Environment="OLLAMA_KEEP_ALIVE=24h"
# Reserve 4 GiB of the 15 GiB iGPU for the rest of the system (YOLO +
# Holosoma + camera + Python heap + vision-encoder transient spike).
# Raised from 3 GiB after observing the robot wobble/fall during an
# `ask()` call — the vision encoder's peak activations were still eating
# into Holosoma's slack memory.
Environment="OLLAMA_GPU_OVERHEAD=4294967296"
# Cap the model's context window at the server level so Ollama's compute
# graph pre-allocation shrinks from 7.3 GiB (KvSize:2048 default) to
# ~3-4 GiB (KvSize:1024). Runtime num_ctx in request options is ignored
# for compute-graph sizing — only this env var affects the load-time
# allocation. 1024 tokens is enough for our prompts + short answers.

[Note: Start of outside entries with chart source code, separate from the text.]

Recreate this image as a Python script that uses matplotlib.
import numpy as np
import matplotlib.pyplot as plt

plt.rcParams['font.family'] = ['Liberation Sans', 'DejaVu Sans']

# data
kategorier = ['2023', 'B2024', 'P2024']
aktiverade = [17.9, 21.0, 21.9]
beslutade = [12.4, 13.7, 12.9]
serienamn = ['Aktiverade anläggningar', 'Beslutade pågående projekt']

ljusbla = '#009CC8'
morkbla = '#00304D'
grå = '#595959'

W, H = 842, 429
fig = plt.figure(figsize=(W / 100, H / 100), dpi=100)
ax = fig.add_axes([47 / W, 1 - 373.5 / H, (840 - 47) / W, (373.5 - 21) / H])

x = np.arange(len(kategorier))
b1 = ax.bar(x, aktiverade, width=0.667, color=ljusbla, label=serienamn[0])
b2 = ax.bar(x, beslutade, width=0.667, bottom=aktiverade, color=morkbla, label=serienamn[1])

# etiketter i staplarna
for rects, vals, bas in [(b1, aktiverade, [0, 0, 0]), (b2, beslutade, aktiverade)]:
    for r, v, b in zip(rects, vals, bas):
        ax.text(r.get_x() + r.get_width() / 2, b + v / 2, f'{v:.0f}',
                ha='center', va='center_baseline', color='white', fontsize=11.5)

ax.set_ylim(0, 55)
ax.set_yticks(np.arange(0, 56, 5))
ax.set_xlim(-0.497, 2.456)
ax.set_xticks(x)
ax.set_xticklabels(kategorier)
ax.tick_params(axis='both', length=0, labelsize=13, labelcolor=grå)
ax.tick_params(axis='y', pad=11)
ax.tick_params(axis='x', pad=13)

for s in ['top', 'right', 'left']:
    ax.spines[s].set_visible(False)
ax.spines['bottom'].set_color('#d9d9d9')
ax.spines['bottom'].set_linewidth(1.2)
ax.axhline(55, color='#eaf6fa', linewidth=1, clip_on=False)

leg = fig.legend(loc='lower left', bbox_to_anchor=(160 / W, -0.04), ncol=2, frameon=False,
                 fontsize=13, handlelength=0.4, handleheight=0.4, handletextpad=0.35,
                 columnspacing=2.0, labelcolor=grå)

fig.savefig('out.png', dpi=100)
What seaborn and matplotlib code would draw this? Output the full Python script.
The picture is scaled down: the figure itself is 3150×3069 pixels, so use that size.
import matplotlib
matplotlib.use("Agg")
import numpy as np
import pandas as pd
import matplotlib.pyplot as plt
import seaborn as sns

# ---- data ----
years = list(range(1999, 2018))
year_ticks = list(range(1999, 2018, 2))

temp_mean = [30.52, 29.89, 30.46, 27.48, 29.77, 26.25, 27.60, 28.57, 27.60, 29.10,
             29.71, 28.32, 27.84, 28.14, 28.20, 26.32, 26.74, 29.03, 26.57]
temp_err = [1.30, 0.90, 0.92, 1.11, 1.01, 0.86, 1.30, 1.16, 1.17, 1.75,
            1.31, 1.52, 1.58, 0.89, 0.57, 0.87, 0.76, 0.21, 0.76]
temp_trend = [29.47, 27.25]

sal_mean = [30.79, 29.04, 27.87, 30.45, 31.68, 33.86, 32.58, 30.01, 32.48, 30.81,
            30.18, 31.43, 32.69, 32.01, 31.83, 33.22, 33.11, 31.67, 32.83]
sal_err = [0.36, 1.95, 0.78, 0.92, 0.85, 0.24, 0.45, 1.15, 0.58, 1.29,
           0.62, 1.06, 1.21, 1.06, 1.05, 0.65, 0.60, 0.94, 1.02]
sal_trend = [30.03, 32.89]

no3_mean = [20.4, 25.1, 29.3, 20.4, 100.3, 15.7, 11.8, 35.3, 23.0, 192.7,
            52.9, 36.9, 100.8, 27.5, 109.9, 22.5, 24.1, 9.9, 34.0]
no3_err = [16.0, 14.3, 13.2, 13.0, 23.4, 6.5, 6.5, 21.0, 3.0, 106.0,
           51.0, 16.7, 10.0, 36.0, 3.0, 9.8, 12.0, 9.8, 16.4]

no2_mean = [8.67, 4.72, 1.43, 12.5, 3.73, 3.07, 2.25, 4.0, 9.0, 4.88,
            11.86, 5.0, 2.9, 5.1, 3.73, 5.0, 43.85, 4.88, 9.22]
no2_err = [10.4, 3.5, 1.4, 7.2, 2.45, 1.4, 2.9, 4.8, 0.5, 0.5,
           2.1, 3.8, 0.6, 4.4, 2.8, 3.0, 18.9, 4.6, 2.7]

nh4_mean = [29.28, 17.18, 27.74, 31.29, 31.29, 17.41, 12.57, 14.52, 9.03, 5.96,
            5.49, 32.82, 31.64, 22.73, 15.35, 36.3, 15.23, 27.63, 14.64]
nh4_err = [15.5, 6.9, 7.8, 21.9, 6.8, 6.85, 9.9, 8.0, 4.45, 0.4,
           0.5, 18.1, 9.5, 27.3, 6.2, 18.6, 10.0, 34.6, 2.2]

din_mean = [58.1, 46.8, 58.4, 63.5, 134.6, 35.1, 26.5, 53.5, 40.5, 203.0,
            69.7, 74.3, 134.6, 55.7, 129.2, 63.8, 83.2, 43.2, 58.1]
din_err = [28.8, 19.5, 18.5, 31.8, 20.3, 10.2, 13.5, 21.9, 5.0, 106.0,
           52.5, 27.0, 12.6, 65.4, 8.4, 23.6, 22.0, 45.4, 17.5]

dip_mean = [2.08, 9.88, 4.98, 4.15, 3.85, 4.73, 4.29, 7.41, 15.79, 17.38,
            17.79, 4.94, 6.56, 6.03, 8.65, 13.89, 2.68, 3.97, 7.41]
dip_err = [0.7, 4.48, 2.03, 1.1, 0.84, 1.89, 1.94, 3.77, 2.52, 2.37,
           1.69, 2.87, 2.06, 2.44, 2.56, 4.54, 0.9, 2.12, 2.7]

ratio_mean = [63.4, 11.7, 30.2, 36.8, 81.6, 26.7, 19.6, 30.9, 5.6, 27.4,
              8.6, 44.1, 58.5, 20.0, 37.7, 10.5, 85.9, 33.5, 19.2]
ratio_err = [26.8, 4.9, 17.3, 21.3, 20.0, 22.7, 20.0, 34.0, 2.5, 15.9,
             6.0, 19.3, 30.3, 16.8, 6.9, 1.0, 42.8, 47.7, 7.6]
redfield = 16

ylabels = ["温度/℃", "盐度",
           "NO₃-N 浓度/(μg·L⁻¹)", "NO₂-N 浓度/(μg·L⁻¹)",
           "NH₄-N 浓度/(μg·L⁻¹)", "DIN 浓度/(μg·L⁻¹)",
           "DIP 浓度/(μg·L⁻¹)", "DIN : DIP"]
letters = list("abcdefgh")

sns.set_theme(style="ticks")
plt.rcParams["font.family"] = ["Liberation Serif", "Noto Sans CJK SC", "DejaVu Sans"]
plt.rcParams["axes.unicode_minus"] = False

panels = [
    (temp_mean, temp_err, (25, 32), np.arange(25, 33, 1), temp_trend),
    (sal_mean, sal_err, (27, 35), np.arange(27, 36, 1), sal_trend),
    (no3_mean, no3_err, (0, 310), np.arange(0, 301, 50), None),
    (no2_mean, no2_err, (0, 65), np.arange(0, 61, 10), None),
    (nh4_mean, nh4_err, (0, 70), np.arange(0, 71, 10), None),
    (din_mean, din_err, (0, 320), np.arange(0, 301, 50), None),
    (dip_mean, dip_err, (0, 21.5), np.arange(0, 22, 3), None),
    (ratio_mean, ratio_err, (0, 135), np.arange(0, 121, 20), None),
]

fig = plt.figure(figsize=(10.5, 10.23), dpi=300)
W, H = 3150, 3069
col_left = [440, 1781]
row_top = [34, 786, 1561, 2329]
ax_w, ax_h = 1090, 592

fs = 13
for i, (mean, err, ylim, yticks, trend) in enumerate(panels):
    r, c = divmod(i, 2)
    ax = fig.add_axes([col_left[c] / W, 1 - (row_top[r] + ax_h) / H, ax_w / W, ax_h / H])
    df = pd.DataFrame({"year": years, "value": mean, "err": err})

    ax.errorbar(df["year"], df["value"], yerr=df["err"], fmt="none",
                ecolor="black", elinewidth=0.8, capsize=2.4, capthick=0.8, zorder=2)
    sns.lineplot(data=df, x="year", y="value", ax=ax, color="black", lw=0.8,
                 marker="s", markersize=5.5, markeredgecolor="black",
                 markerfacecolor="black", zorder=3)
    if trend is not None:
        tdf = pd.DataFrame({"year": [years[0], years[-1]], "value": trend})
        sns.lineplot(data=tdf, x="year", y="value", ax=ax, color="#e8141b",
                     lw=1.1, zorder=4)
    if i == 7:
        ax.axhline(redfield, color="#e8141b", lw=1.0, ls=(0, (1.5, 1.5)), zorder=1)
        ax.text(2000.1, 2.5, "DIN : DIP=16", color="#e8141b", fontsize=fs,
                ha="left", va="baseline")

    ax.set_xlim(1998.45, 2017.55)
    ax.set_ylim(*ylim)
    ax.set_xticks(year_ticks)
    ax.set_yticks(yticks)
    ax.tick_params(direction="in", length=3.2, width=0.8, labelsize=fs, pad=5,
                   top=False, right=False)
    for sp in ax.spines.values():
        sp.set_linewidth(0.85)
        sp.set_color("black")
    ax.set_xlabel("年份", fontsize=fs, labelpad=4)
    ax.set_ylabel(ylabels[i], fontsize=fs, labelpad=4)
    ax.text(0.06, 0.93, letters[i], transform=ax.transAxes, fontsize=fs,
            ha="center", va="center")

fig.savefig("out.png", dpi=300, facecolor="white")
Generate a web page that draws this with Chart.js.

Environment="OLLAMA_CONTEXT_LENGTH=1024"
# Deprioritize Ollama so it never preempts Holosoma's real-time locomotion
# thread. IOSchedulingClass=idle = Ollama only gets disk bandwidth when
# nobody else wants it. Nice=10 = lowest normal priority.
IOSchedulingClass=idle
Nice=10
# Make Ollama the preferred OOM-killer victim. If the 15 GiB Jetson iGPU +
# system memory fills up (e.g. swap thrashing after a vision request),
# kernel picks Ollama first — it auto-restarts, the model cold-loads on
# next request, Marcus and Holosoma keep running. Much better outcome than
# killing Marcus (robot brain) or Holosoma (balance control).
# Observed 2026-04-22: with oom_score_adj=0 across the board, the kernel
# killed Marcus's python3 (22 GB virtual, swapped) instead of Ollama
# (larger RSS but systemd-managed). This flips that.
OOMScoreAdjust=500
EOF
chmod 644 "$DROPIN_FILE"
echo "Wrote $DROPIN_FILE"
echo
systemctl daemon-reload
systemctl restart ollama
sleep 2
echo "=== verification: these vars should now be in the live process ==="
journalctl -u ollama -n 40 --no-pager | grep -E "OLLAMA_FLASH_ATTENTION|OLLAMA_KV_CACHE_TYPE|OLLAMA_GPU_OVERHEAD|inference compute|vram" | tail -10
echo
echo "If the 'inference compute' line shows library=CUDA and your flags appear"
echo "in the 'server config' dump above, you're done. Try 'what do you see' again."